On Fri, May 22, 2009 at 11:19:00AM +1000, Greg Ungerer wrote:
> Atsushi Nemoto wrote:
>> On Wed, 20 May 2009 15:26:04 +0100, Ralf Baechle <email@example.com> wrote:
>>>> Now the vmalloc area starts at 0xc000000000000000 and the kernel code
>>>> and data is all at 0xffffffff80000000 and above. I don't know if the
>>>> start and end are reasonable values, but I can see some logic as to
>>>> where they come from. The code path that leads to this is via
>>>> __vunmap() and __purge_vmap_area_lazy(). So it is not too difficult
>>>> to see how we end up with values like this.

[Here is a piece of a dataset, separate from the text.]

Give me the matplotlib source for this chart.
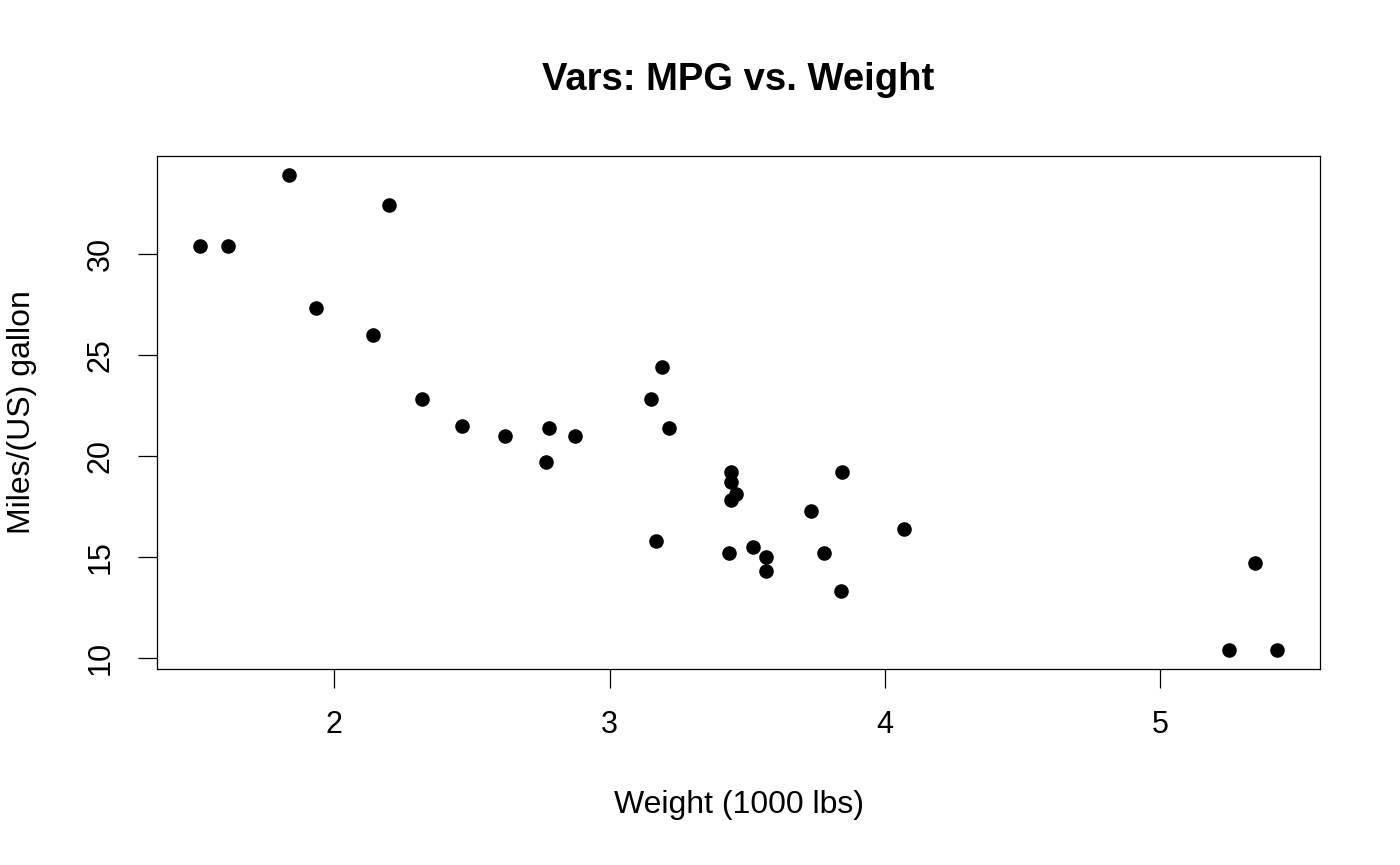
import matplotlib.pyplot as plt

# mtcars: weight (1000 lbs) and miles per gallon
wt = [2.620, 2.875, 2.320, 3.215, 3.440, 3.460, 3.570, 3.190, 3.150, 3.440, 3.440,
      4.070, 3.730, 3.780, 5.250, 5.424, 5.345, 2.200, 1.615, 1.835, 2.465, 3.520,
      3.435, 3.840, 3.845, 1.935, 2.140, 1.513, 3.170, 2.770, 3.570, 2.780]
mpg = [21.0, 21.0, 22.8, 21.4, 18.7, 18.1, 14.3, 24.4, 22.8, 19.2, 17.8,
       16.4, 17.3, 15.2, 10.4, 10.4, 14.7, 32.4, 30.4, 33.9, 21.5, 15.5,
       15.2, 13.3, 19.2, 27.3, 26.0, 30.4, 15.8, 19.7, 15.0, 21.4]
x_ticks = [2, 3, 4, 5]
y_ticks = [10, 15, 20, 25, 30]

plt.rcParams['font.family'] = ['Liberation Sans', 'DejaVu Sans']

fig = plt.figure(figsize=(14, 8.65), dpi=100)
ax = fig.add_axes([157 / 1400, 1 - 669 / 865, (1320 - 157) / 1400, (669 - 156) / 865])

ax.scatter(wt, mpg, s=110, color='black', linewidths=0, zorder=3)

# R style 4% padding on the data range
xr = max(wt) - min(wt)
yr = max(mpg) - min(mpg)
ax.set_xlim(min(wt) - 0.04 * xr, max(wt) + 0.04 * xr)
ax.set_ylim(min(mpg) - 0.04 * yr, max(mpg) + 0.04 * yr)

ax.set_xticks(x_ticks)
ax.set_yticks(y_ticks)
ax.set_xticklabels([str(v) for v in x_ticks])
ax.set_yticklabels([str(v) for v in y_ticks], rotation=90, va='center')
ax.tick_params(direction='out', length=13.7, width=0.9, labelsize=22, pad=16)
for s in ax.spines.values():
    s.set_linewidth(0.9)

ax.set_xlabel('Weight (1000 lbs)', fontsize=23, va='center')
ax.xaxis.set_label_coords(0.5, -(805 - 669) / 513)
ax.set_ylabel('Miles/(US) gallon', fontsize=23, va='center')
ax.yaxis.set_label_coords(-(157 - 22) / 1163, 0.5)

ax.text(0.5, 1 + 76 / 513, 'Vars: MPG vs. Weight', transform=ax.transAxes,
        ha='center', va='center', fontsize=27.5, fontweight='bold')

fig.savefig('out.png', dpi=100)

>>> Either start or end address is sensible but not the combination - both
>>> addresses should be in the same segment. Start is in XKSEG, end in CKSEG2
>>> and in between there are vast wastelands of unused address space exabytes
>>> in size.
>>>> But the size calculation above with these types of values will result
>>>> in still a large number. Larger than the 32bit "int" that is "size".
>>>> I see large negative values fall out as size, and so the following
>>>> tlbsize check becomes true, and the code spins inside the loop inside
>>>> that if statement for a _very_ long time trying to flush tlb entries.
>>>> This is of course easily fixed, by making that size "unsigned long".
>>>> The patch below trivially does this.
>>>> But is this analysis correct?
>>> Yes - but I think we have two issues here. The one is the calculation
>>> overflowing int for the arguments you're seeing. The other being that
>>> the arguments simply are looking wrong.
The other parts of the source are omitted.